«Сына родила Владычица, Сильная – Сильного! Hieron eteke potnia ischyra, ischyron!» – возглашал иерофант из подземной глубины святилища, как бы из сердца земли (Hippolyt., Philosoph., V, 1. – Foucart, Les mystères d’Eleusis, 1893, p. 49). В этом Елевзинском возгласе – вопль о спасении двух человечеств – первого, погибшего, и второго, погибающего: «Из преисподней вопию к Тебе, Господи!»
Мать родила Сына в вечности – родит в веках: это знают только здесь, в Елевзисе, и там, в Самофракии – на этих двух вершинах всей дохристианской древности – остриях двух пирамид, озаренных первым лучом восходящего солнца – Сына.
XXIV
Вдруг, точно искорки по угольно-черной, истлевшей бумаге, в темном святилище начинают бегать огни, красные от факелов, белые от лампад и светильников; все больше, больше, ярче, ярче, – и засиял, в бесчисленных огнях, весь храм, как солнце в ночи: «Елевзинские ночи прекраснее солнца сияют».
В ту же минуту, открываются двери святилища, и ожидавшая извне толпа входит в него. Иерофант, взойдя на помост, высоко подымает и показывает молча безмолвной толпе «сию великую, дивную и совершеннейшую тайну лицезрения» – «Свет Великий» – «Срезанный Колос».
Радуйся, Жених,
Свет Новый, радуйся!
восклицает толпа, в священном ужасе, падая ниц.
XXV
Кто этот новорожденный бог? Будущий, последний, смотря по двум возможным счетам, третий или четвертый Дионис-Иакх – «первенец, рожденный в браке несказанном» arretôis lektrois, по слову орфиков (Hymn. Orph., XXX, 2. – Арх. Хризанф. Религия Древнего мира, 463), а по нашему, в узле «кровосмешений», так сложно и туго затянутом, что распутать его почти невозможно.

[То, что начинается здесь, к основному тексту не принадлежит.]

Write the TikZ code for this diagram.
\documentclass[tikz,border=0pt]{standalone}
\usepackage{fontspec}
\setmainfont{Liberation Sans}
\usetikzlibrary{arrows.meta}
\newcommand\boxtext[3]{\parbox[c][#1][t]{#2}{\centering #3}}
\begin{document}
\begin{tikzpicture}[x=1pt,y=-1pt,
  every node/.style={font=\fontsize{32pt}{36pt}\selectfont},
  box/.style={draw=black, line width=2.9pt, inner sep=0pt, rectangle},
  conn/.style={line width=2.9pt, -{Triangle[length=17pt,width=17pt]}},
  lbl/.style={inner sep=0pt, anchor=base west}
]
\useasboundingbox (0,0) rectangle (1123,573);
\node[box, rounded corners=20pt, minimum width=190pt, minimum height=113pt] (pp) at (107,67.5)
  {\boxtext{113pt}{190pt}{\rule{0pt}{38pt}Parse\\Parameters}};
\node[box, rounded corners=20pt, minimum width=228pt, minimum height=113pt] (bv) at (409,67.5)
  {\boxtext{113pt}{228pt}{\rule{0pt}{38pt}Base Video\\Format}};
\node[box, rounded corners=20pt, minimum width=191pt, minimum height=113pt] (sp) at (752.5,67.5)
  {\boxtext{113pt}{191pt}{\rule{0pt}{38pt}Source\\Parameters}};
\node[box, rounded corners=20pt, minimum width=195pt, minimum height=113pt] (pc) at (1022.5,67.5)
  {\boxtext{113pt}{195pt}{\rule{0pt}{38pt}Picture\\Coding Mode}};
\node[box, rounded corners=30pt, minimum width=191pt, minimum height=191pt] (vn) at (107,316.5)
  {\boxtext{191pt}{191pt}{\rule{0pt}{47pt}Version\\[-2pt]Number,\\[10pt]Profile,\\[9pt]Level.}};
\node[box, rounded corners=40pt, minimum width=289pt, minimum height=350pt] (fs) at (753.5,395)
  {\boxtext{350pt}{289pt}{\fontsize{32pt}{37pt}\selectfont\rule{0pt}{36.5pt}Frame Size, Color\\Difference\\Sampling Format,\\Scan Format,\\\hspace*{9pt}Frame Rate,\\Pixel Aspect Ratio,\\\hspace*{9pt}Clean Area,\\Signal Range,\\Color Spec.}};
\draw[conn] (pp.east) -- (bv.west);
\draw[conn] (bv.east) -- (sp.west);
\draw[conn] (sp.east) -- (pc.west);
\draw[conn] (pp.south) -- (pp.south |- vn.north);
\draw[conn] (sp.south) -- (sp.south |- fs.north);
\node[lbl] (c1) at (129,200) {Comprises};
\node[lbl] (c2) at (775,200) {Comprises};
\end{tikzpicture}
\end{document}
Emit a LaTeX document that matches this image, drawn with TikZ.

«Кровосмешение» – грубое, кощунственное слово, не древнее, а наше. У древних для этого нет слова: это для них «несказанно-святое» в таинствах, arrêton. Слишком, однако, не будем пугаться слова. Все наши слова о Боге грубы, слабы и невольно-кощунственны; не то говорят, и даже обратное тому, что хотят сказать; проклиная, благословляют и, кощунствуя, молятся. Если бы не глухота привычки, мы никогда не забывали бы, – и это к нашему благу, – что для «непосвященных» Крест, слава наша и спасение, – только «позорный столб», а приношение Сына Отцом в жертву – только «сыноубийство». Так же трудно не знающим, так же легко «посвященным» понять и этот, как будто кощунственный, символ «божественных кровосмешений».